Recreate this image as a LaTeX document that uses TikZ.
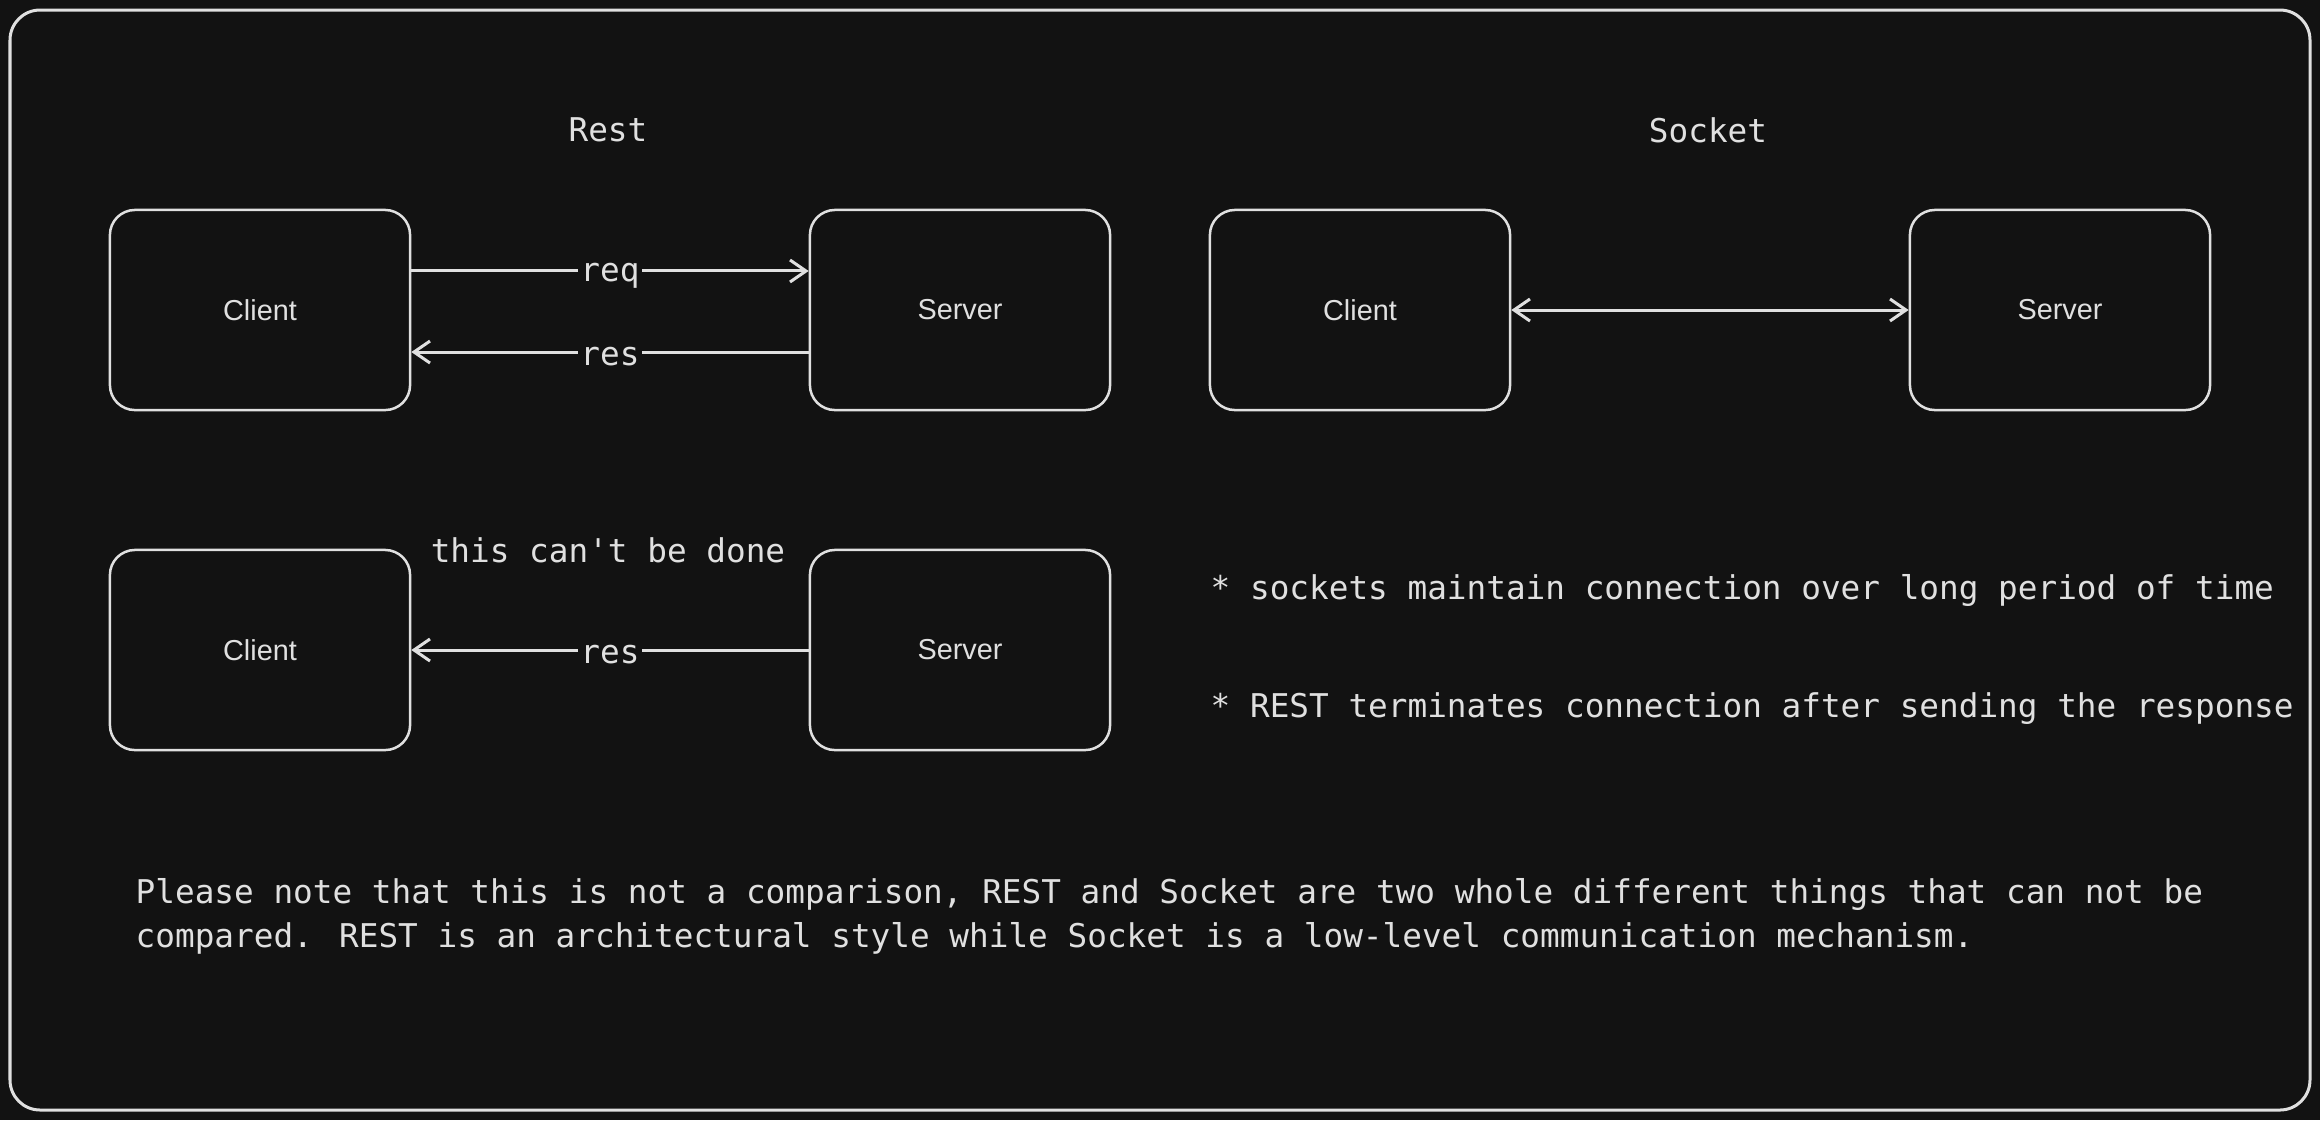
\documentclass[tikz,border=0pt]{standalone}
\usepackage{fontspec}
\newfontfamily\monofont{DejaVu Sans Mono}
\newfontfamily\labelfont{Liberation Sans}
\usetikzlibrary{arrows.meta}
\definecolor{canvas}{HTML}{121212}
\definecolor{ink}{HTML}{E0E0E0}
\begin{document}
\begin{tikzpicture}[x=0.01cm,y=-0.01cm,line join=round,
  box/.style={draw=ink,line width=0.025cm,rounded corners=0.25cm,minimum width=3cm,minimum height=2cm,inner sep=0pt,text=ink,font=\labelfont\fontsize{8.2}{10}\selectfont},
  note/.style={text=ink,font=\monofont\fontsize{9.3}{12.5}\selectfont,inner sep=0pt},
  tag/.style={fill=canvas,text=ink,font=\monofont\fontsize{9.3}{11}\selectfont,inner xsep=0.6pt,inner ysep=1pt,yshift=-0.5mm},
  link/.style={draw=ink,line width=0.03cm,-{Straight Barb[length=0.16cm,width=0.22cm]}},
  twoway/.style={draw=ink,line width=0.03cm,{Straight Barb[length=0.16cm,width=0.22cm]}-{Straight Barb[length=0.16cm,width=0.22cm]}},
]
%%
\useasboundingbox (0,0) rectangle (2320,1120);
\fill [canvas] (0,0) rectangle (2320,1120);
\draw [ink,line width=0.03cm,rounded corners=0.3cm] (10,10) rectangle (2310,1110);
%
\node (rest_title) at (608,130) [note] {Rest};
  \node (sock_title) at (1708,130) [note] {Socket};
  \node (rest_client) at (260,310) [box] {Client};
  \node (rest_server) at (960,310) [box] {Server};
  \node (sock_client) at (1360,310) [box] {Client};
  \node (sock_server) at (2060,310) [box] {Server};
  \node (lone_client) at (260,650) [box] {Client};
  \node (lone_server) at (960,650) [box] {Server};
  \node (cant_note) at (608,550) [note] {this can\textquotesingle t be done};
  \node (sock_note) at (1210,590) [note,anchor=west] {* sockets maintain connection over long period of time};
  \node (rest_note) at (1210,709) [note,anchor=west] {* REST terminates connection after sending the response};
  \node (disclaimer) at (135,916) [note,anchor=west,align=left] {Please note that this is not a comparison, REST and Socket are two whole different things that can not be\\compared. REST is an architectural style while Socket is a low-level communication mechanism.};
  \draw [link] ([yshift=3.9mm]rest_client.east) -- node [tag] {req} ([yshift=3.9mm]rest_server.west);
  \draw [link] ([yshift=-4.2mm]rest_server.west) -- node [tag] {res} ([yshift=-4.2mm]rest_client.east);
  \draw [twoway] (sock_client.east) -- (sock_server.west);
  \draw [link] (lone_server.west) -- node [tag] {res} (lone_client.east);
%
\end{tikzpicture}
\end{document}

**WHAT IS ASKED:** Without the pictures, write out all of the material exactly.

**EXERCISE OUTPUT:**
Recreate this image as a LaTeX document that uses TikZ.
\documentclass[tikz,border=0pt]{standalone}
\usepackage{fontspec}
\newfontfamily\monofont{DejaVu Sans Mono}
\newfontfamily\labelfont{Liberation Sans}
\usetikzlibrary{arrows.meta}
\definecolor{canvas}{HTML}{121212}
\definecolor{ink}{HTML}{E0E0E0}
\begin{document}
\begin{tikzpicture}[x=0.01cm,y=-0.01cm,line join=round,
  box/.style={draw=ink,line width=0.025cm,rounded corners=0.25cm,minimum width=3cm,minimum height=2cm,inner sep=0pt,text=ink,font=\labelfont\fontsize{8.2}{10}\selectfont},
  note/.style={text=ink,font=\monofont\fontsize{9.3}{12.5}\selectfont,inner sep=0pt},
  tag/.style={fill=canvas,text=ink,font=\monofont\fontsize{9.3}{11}\selectfont,inner xsep=0.6pt,inner ysep=1pt,yshift=-0.5mm},
  link/.style={draw=ink,line width=0.03cm,-{Straight Barb[length=0.16cm,width=0.22cm]}},
  twoway/.style={draw=ink,line width=0.03cm,{Straight Barb[length=0.16cm,width=0.22cm]}-{Straight Barb[length=0.16cm,width=0.22cm]}},
]
%%
\useasboundingbox (0,0) rectangle (2320,1120);
\fill [canvas] (0,0) rectangle (2320,1120);
\draw [ink,line width=0.03cm,rounded corners=0.3cm] (10,10) rectangle (2310,1110);
%
\node (rest_title) at (608,130) [note] {Rest};
  \node (sock_title) at (1708,130) [note] {Socket};
  \node (rest_client) at (260,310) [box] {Client};
  \node (rest_server) at (960,310) [box] {Server};
  \node (sock_client) at (1360,310) [box] {Client};
  \node (sock_server) at (2060,310) [box] {Server};
  \node (lone_client) at (260,650) [box] {Client};
  \node (lone_server) at (960,650) [box] {Server};
  \node (cant_note) at (608,550) [note] {this can\textquotesingle t be done};
  \node (sock_note) at (1210,590) [note,anchor=west] {* sockets maintain connection over long period of time};
  \node (rest_note) at (1210,709) [note,anchor=west] {* REST terminates connection after sending the response};
  \node (disclaimer) at (135,916) [note,anchor=west,align=left] {Please note that this is not a comparison, REST and Socket are two whole different things that can not be\\compared. REST is an architectural style while Socket is a low-level communication mechanism.};
  \draw [link] ([yshift=3.9mm]rest_client.east) -- node [tag] {req} ([yshift=3.9mm]rest_server.west);
  \draw [link] ([yshift=-4.2mm]rest_server.west) -- node [tag] {res} ([yshift=-4.2mm]rest_client.east);
  \draw [twoway] (sock_client.east) -- (sock_server.west);
  \draw [link] (lone_server.west) -- node [tag] {res} (lone_client.east);
%
\end{tikzpicture}
\end{document}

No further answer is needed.